Catch Kevin Smith coming to a city near you soon.
The Daily Show Taping
The next day we attended a taping of the Daily Show. The drill is pretty much the same as attending a Colbert Report taping, except you don't have to show up as early to TDS. Since the studio (which I've now nicknamed 'The Jon Stewart Memorial Amphitheater' in recognition of just how much bigger it is compared to the TCR set), can seat nearly three times as many people, it's hard to get a bad seat in the house. Show up around 1-2pm, and you should be good.
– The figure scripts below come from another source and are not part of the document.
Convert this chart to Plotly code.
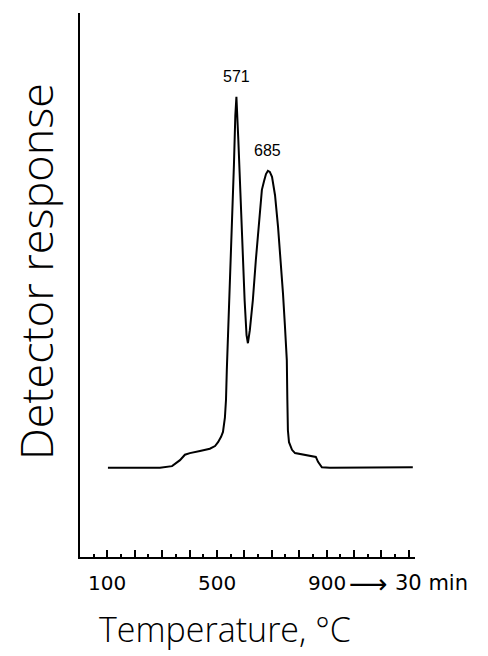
import plotly.graph_objects as go

# Programme coordinate (°C equivalent; beyond 900 = isothermal hold to 30 min)
temp = [102, 292, 336, 365, 383, 401, 438, 474, 493, 504, 515, 522, 529, 533, 536, 540, 547, 555,
        562, 567, 571, 578, 586, 594, 601, 608, 613, 620, 631, 642, 653, 664, 672, 679, 686, 693,
        701, 712, 723, 734, 741, 748, 755, 757, 759, 763, 774, 785, 821, 861, 869, 883, 912, 1215]
response = [16.4, 16.4, 16.7, 17.8, 18.8, 19.1, 19.5, 19.9, 20.4, 21.1, 22.1, 23.0, 25.6, 28.9,
            34.4, 39.9, 49.1, 60.7, 72.1, 81.1, 84.6, 76.7, 65.6, 54.6, 47.2, 40.8, 39.3, 41.7,
            47.2, 54.6, 61.9, 67.5, 69.1, 70.4, 71.0, 70.8, 69.9, 66.5, 60.7, 53.7, 48.5, 42.6,
            36.2, 28.9, 23.3, 21.1, 19.7, 19.1, 18.8, 18.4, 17.5, 16.5, 16.4, 16.5]

peak_temps = [571, 685]
peak_resp = [84.6, 71.0]
peak_labels = ["571", "685"]

major_ticks = [0, 100, 200, 300, 400, 500, 600, 700, 800, 900, 1000, 1100, 1200, 1223]
label_ticks = [100, 500, 900]
label_text = ["100", "500", "900"]

X_MAX = 1223

fig = go.Figure()
fig.add_trace(go.Scatter(x=temp, y=response, mode="lines",
                         line=dict(color="black", width=2), showlegend=False,
                         hoverinfo="skip"))

for t, r, lab in zip(peak_temps, peak_resp, peak_labels):
    fig.add_annotation(x=t, y=r, text=lab, showarrow=False, yshift=20,
                       font=dict(family="Liberation Sans", size=16, color="black"))

tick_font = dict(family="DejaVu Sans", size=20, color="black")
for t, lab in zip(label_ticks, label_text):
    fig.add_annotation(x=t, y=0, yref="paper", text=lab, showarrow=False, yshift=-26,
                       xanchor="center", yanchor="middle", font=tick_font)

fig.add_annotation(x=label_ticks[-1], y=0, yref="paper", text="\u27f6", showarrow=False,
                   xanchor="center", yanchor="middle", xshift=42, yshift=-26,
                   font=dict(family="DejaVu Sans", size=27, color="black"))
fig.add_annotation(x=label_ticks[-1], y=0, yref="paper", text="30 min", showarrow=False,
                   xanchor="left", yanchor="middle", xshift=66, yshift=-26,
                   font=dict(family="DejaVu Sans", size=21, color="black"))

fig.add_annotation(x=0.434, xref="paper", y=0, yref="paper", text="Temperature, °C",
                   showarrow=False, yshift=-72, xanchor="center", yanchor="middle",
                   font=dict(family="Open Sans", size=34, color="black", weight=300))

fig.add_annotation(x=0, xref="paper", y=0.524, yref="paper", text="Detector response",
                   showarrow=False, textangle=-90, xshift=-44, xanchor="center",
                   yanchor="middle",
                   font=dict(family="Open Sans", size=45, color="black", weight=300))

fig.update_layout(
    width=488, height=656,
    margin=dict(l=80, r=73, t=13, b=99),
    paper_bgcolor="white", plot_bgcolor="white",
    xaxis=dict(range=[0, X_MAX], showgrid=False, zeroline=False, showline=True,
               linecolor="black", linewidth=2,
               tickmode="array", tickvals=major_ticks, ticks="inside", ticklen=7,
               tickwidth=1.5, tickcolor="black", showticklabels=False,
               minor=dict(ticks="inside", ticklen=3, tickwidth=1.5, tickcolor="black",
                          dtick=50, tick0=0)),
    yaxis=dict(range=[0, 100], showgrid=False, zeroline=False, showline=True,
               linecolor="black", linewidth=2, ticks="", showticklabels=False),
)

fig.write_html("out.html")
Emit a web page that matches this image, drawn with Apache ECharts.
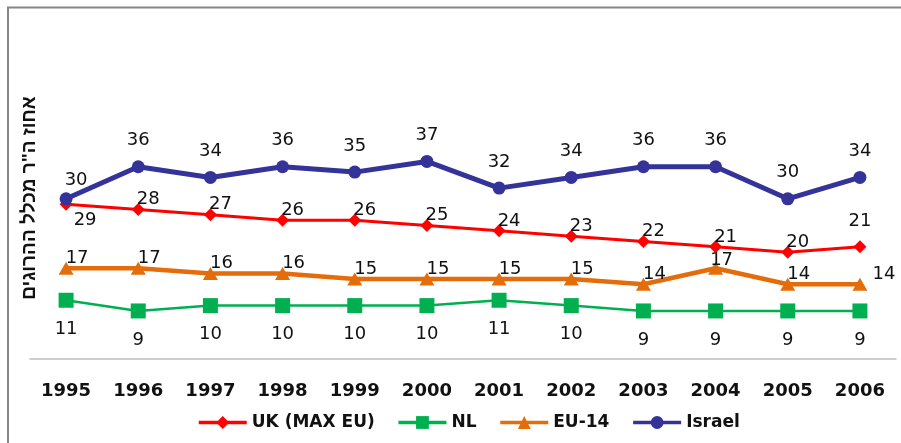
<!DOCTYPE html>
<html>
<head>
<meta charset="utf-8">
<script src="https://cdn.jsdelivr.net/npm/echarts@6/dist/echarts.min.js"></script>
<style>
  html, body { margin: 0; padding: 0; background: #fff; }
  #chart { width: 901px; height: 443px; }
</style>
</head>
<body>
<div id="chart"></div>
<script>
// Share of road deaths (%) by year
const years = ['1995', '1996', '1997', '1998', '1999', '2000', '2001', '2002', '2003', '2004', '2005', '2006'];
const ukValues = [29, 28, 27, 26, 26, 25, 24, 23, 22, 21, 20, 21];
const nlValues = [11, 9, 10, 10, 10, 10, 11, 10, 9, 9, 9, 9];
const eu14Values = [17, 17, 16, 16, 15, 15, 15, 15, 14, 17, 14, 14];
const israelValues = [30, 36, 34, 36, 35, 37, 32, 34, 36, 36, 30, 34];

const FONT = 'DejaVu Sans';

// Build data items, letting a few points carry their own label offset
function withOffsets(values, overrides) {
  return values.map((v, i) => overrides[i]
    ? { value: v, label: { offset: overrides[i] } }
    : v);
}

const labelBase = {
  show: true,
  position: 'inside',
  fontFamily: FONT,
  fontSize: 18,
  color: '#111'
};

const chart = echarts.init(document.getElementById('chart'));
chart.setOption({
  animation: false,
  backgroundColor: '#fff',
  grid: { left: 30, right: 5, top: 92, bottom: 84 },
  xAxis: {
    type: 'category',
    data: years,
    boundaryGap: true,
    axisTick: { show: false },
    axisLine: { lineStyle: { color: '#bdbdbd', width: 1.5 } },
    axisLabel: {
      margin: 23,
      fontFamily: FONT,
      fontWeight: 'bold',
      fontSize: 18,
      color: '#111'
    }
  },
  yAxis: {
    type: 'value',
    min: 0,
    max: 50,
    show: false,
    splitLine: { show: false }
  },
  legend: {
    left: 192,
    top: 409,
    itemWidth: 48,
    itemHeight: 16,
    itemGap: 22,
    lineStyle: { width: 3.5 },
    textStyle: { fontFamily: FONT, fontWeight: 'bold', fontSize: 17, color: '#111' },
    data: ['UK (MAX EU)', 'NL', 'EU-14', 'Israel']
  },
  graphic: [
    {
      type: 'rect',
      shape: { x: 8, y: 7.5, width: 920, height: 460 },
      style: { fill: 'none', stroke: '#868686', lineWidth: 2 },
      silent: true
    },
    {
      type: 'text',
      x: 30,
      y: 198,
      rotation: Math.PI / 2,
      style: {
        text: 'אחוז ה"ר מכלל ההרוגים',
        fontFamily: 'Liberation Sans',
        fontWeight: 'bold',
        fontSize: 19,
        fill: '#111',
        align: 'center',
        verticalAlign: 'middle'
      },
      silent: true
    }
  ],
  series: [
    {
      name: 'UK (MAX EU)',
      type: 'line',
      data: withOffsets(ukValues, { 0: [19, 16], 11: [0, -26] }),
      color: '#ff0000',
      lineStyle: { width: 3 },
      symbol: 'diamond',
      symbolSize: 13,
      label: Object.assign({}, labelBase, { offset: [10, -10] }),
      z: 3
    },
    {
      name: 'NL',
      type: 'line',
      data: nlValues,
      color: '#00b050',
      lineStyle: { width: 2.5 },
      symbol: 'rect',
      symbolSize: 15,
      label: Object.assign({}, labelBase, { offset: [0, 29] }),
      z: 2
    },
    {
      name: 'EU-14',
      type: 'line',
      data: withOffsets(eu14Values, { 9: [6, -8], 11: [24, -10] }),
      color: '#e46c0a',
      lineStyle: { width: 4.5 },
      symbol: 'triangle',
      symbolSize: [15, 13],
      label: Object.assign({}, labelBase, { offset: [11, -10] }),
      z: 2
    },
    {
      name: 'Israel',
      type: 'line',
      data: withOffsets(israelValues, { 0: [10, -18] }),
      color: '#333399',
      lineStyle: { width: 5 },
      symbol: 'circle',
      symbolSize: 13,
      label: Object.assign({}, labelBase, { offset: [0, -26] }),
      z: 4
    }
  ]
});
</script>
</body>
</html>
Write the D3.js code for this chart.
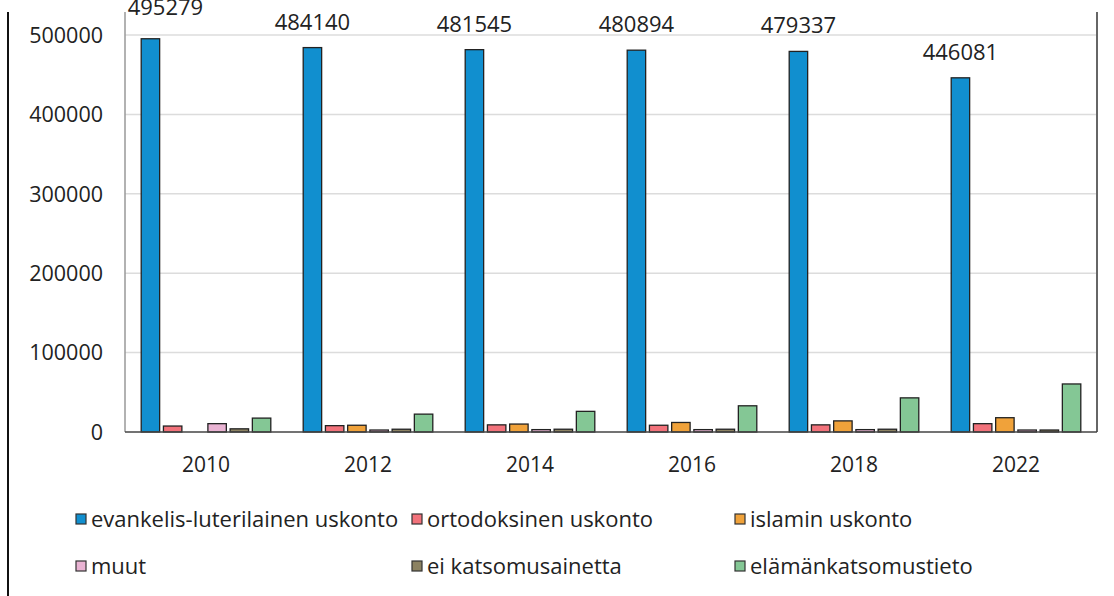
<!DOCTYPE html>
<html>
<head>
<meta charset="utf-8">
<script src="https://cdn.jsdelivr.net/npm/d3@7"></script>
<style>
  body { margin: 0; background: #fff; }
  svg text { font-family: "Open Sans", sans-serif; fill: #222; }
</style>
</head>
<body>
<div id="plot"></div>
<script>
// data
const years = ["2010", "2012", "2014", "2016", "2018", "2022"];
const seriesNames = [
  "evankelis-luterilainen uskonto",
  "ortodoksinen uskonto",
  "islamin uskonto",
  "muut",
  "ei katsomusainetta",
  "elämänkatsomustieto"
];
const lutheran = [495279, 484140, 481545, 480894, 479337, 446081];
const orthodox = [7500, 8000, 9000, 8500, 9000, 10500];
const islam = [0, 8500, 10000, 12000, 14000, 18000];
const muut = [10500, 2500, 3000, 3000, 3000, 2500];
const eiKatsomus = [4000, 3500, 3500, 3500, 3500, 2500];
const elamankatsomus = [17500, 22500, 26000, 33000, 43000, 60500];
const yTicks = [0, 100000, 200000, 300000, 400000, 500000];
const colors = ["#118fcf", "#f2727b", "#f0a23a", "#e9b3d3", "#8c8262", "#84c795"];

const allSeries = [lutheran, orthodox, islam, muut, eiKatsomus, elamankatsomus];

const width = 1114,
  height = 596;
const plot = { left: 125, right: 1097, top: 12, bottom: 432 };

const svg = d3.select("#plot").append("svg").attr("width", width).attr("height", height);

// scales
const x0 = d3.scaleBand().domain(years).range([plot.left, plot.right]).paddingInner(0.2).paddingOuter(0.1);
const x1 = d3.scaleBand().domain(d3.range(seriesNames.length)).range([0, x0.bandwidth()]).paddingInner(0.17);
const y = d3.scaleLinear().domain([0, 500000]).range([plot.bottom, plot.bottom - 397]);

// page border on the left
svg.append("line").attr("x1", 8).attr("x2", 8).attr("y1", 12).attr("y2", height).attr("stroke", "#111").attr("stroke-width", 2);

// gridlines
svg.append("g").selectAll("line").data(yTicks.slice(1)).join("line")
  .attr("x1", plot.left).attr("x2", plot.right)
  .attr("y1", d => y(d)).attr("y2", d => y(d))
  .attr("stroke", "#dcdcdc").attr("stroke-width", 1.5);

// y tick labels
svg.append("g").selectAll("text").data(yTicks).join("text")
  .attr("x", 103).attr("y", d => y(d)).attr("dy", "0.36em")
  .attr("text-anchor", "end").style("font-size", "21.5px")
  .text(d => d);

// plot frame
svg.append("line").attr("x1", plot.left).attr("x2", plot.left).attr("y1", plot.top).attr("y2", plot.bottom).attr("stroke", "#999").attr("stroke-width", 1.5);
svg.append("line").attr("x1", plot.right).attr("x2", plot.right).attr("y1", plot.top).attr("y2", plot.bottom).attr("stroke", "#666").attr("stroke-width", 2);

// bars
const groups = svg.append("g").selectAll("g").data(years).join("g")
  .attr("transform", d => `translate(${x0(d)},0)`);

groups.selectAll("rect")
  .data((yr, i) => allSeries.map((s, k) => ({ k, v: s[i] })).filter(d => d.v > 0))
  .join("rect")
  .attr("x", d => x1(d.k))
  .attr("width", x1.bandwidth())
  .attr("y", d => y(d.v))
  .attr("height", d => y(0) - y(d.v))
  .attr("fill", d => colors[d.k])
  .attr("stroke", "#222")
  .attr("stroke-width", 1.3);

// baseline
svg.append("line").attr("x1", plot.left).attr("x2", plot.right).attr("y1", plot.bottom).attr("y2", plot.bottom).attr("stroke", "#444").attr("stroke-width", 1.5);

// value labels for lutheran bars (first one sits higher, clipped at the top like the source)
svg.append("g").selectAll("text").data(years).join("text")
  .attr("x", (d, i) => x0(d) + x1(0) + x1.bandwidth() / 2 + (i === 0 ? 15 : 0))
  .attr("y", (d, i) => y(lutheran[i]) - 18 - (i === 0 ? 6 : 0))
  .attr("text-anchor", "middle").style("font-size", "22px")
  .text((d, i) => lutheran[i]);

// x labels
svg.append("g").selectAll("text").data(years).join("text")
  .attr("x", d => x0(d) + x0.bandwidth() / 2).attr("y", 472)
  .attr("text-anchor", "middle").style("font-size", "21px")
  .text(d => d);

// legend
const legendX = [76, 412, 735];
const legendY = [519, 566];
const legend = svg.append("g").selectAll("g").data(seriesNames).join("g")
  .attr("transform", (d, i) => `translate(${legendX[i % 3]},${legendY[Math.floor(i / 3)]})`);
legend.append("rect").attr("x", 0).attr("y", -5).attr("width", 10).attr("height", 10)
  .attr("fill", (d, i) => colors[i]).attr("stroke", "#333").attr("stroke-width", 1.2);
legend.append("text").attr("x", 15).attr("dy", "0.36em").style("font-size", "22px").text(d => d);
</script>
</body>
</html>
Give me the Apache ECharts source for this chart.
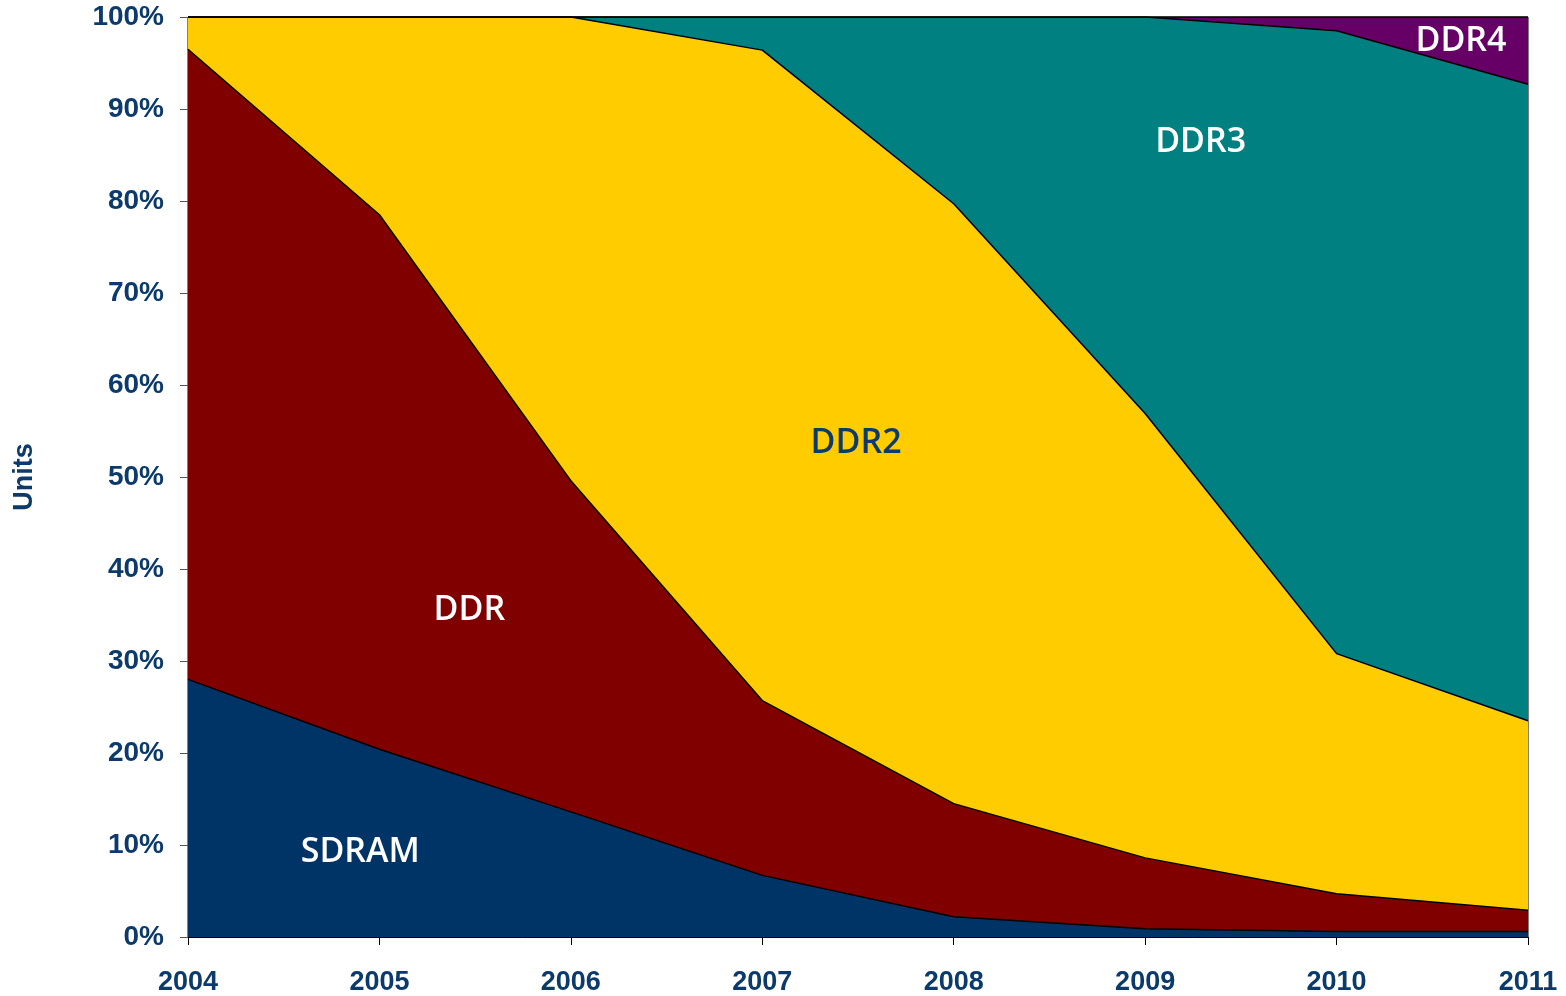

Granted, it was a torrential downpour the day of our taping, so take that advice with a grain of salt.
Once let into the studio, seating went smoothly and soon the warm up comic, Paul Mecurio, came out and kept us entertained while we slowly dried off, but it's hard to motivate a cold and wet crowd of people. Now, this next part isn't meant to be a swipe at the TDS staff, but as far as audience preparation and revving up goes, TCR had them beat. Over at TCR they lay down the ground rules quick and jump right into how to clap loudly, how to laugh loudly, etc. We didn't get that primer at TDS unfortunately. Again, it might just have been an off day, or they don't have to compensate as much when they get a slightly lackluster crowd because they have larger room to work with. Or the fact that the guest was Mike Huckabee and I think people might have expected the interview to be a bit on the tense side if the last interview was any indication. Whatever the reason, I felt that a little explanation would have helped the crowd get more motivated than what I saw.
However, any momentary griping I had about the crowd faded away the moment Jon Stewart walked out. I don't know if it's possible for someone to radiate sheer intelligence, but Jon was doing a pretty fantastic job at it. He answered a handful of questions, one of which lead to a story about when the President of Pakistan was a guest on the show, the President came with his own personal secret service, complete with trained snipers on the rooftop. All of them assigned to protect the President... and JUST the president. As in, if something were to happen, Jon was told "you should duck too", but beyond that he was pretty much on his own. He was also asked what was his most awkward moment on the show, to which he replied,"Have you SEEN the show?!".
Soon the show began and my near Pavlovian TCR clapping and laughing training kicked in. The jokes were excellent as usual, Wyatt and Larry's segments especially. But the real meat of this show was obviously the interview. Seeing that Huckabee interview in person was a big treat. I was literally on the edge of my seat with the back and forth between the two of them on an issue with no real sides. I'm not going to go into my own personal views on the issue of abortion, but watching them, mostly Jon, break the issue down into the many shades of gray that it is was amazing. The immense amount of thought that Jon attempted to put into everything he said was palpable. And I've also got to give props to Huckabee for coming back to talk about such a volatile subject.
Comparing both shows is like trying to compare yin and yang. They're two distinct parts of the same comedy whole. Stephen is boundless energy personified, Jon is intelligence and wit encapsulated. Each show has a different feel to it, but the end result is the same. A very enjoyable experience watching a comedy show mixed with a layer of something meaningful.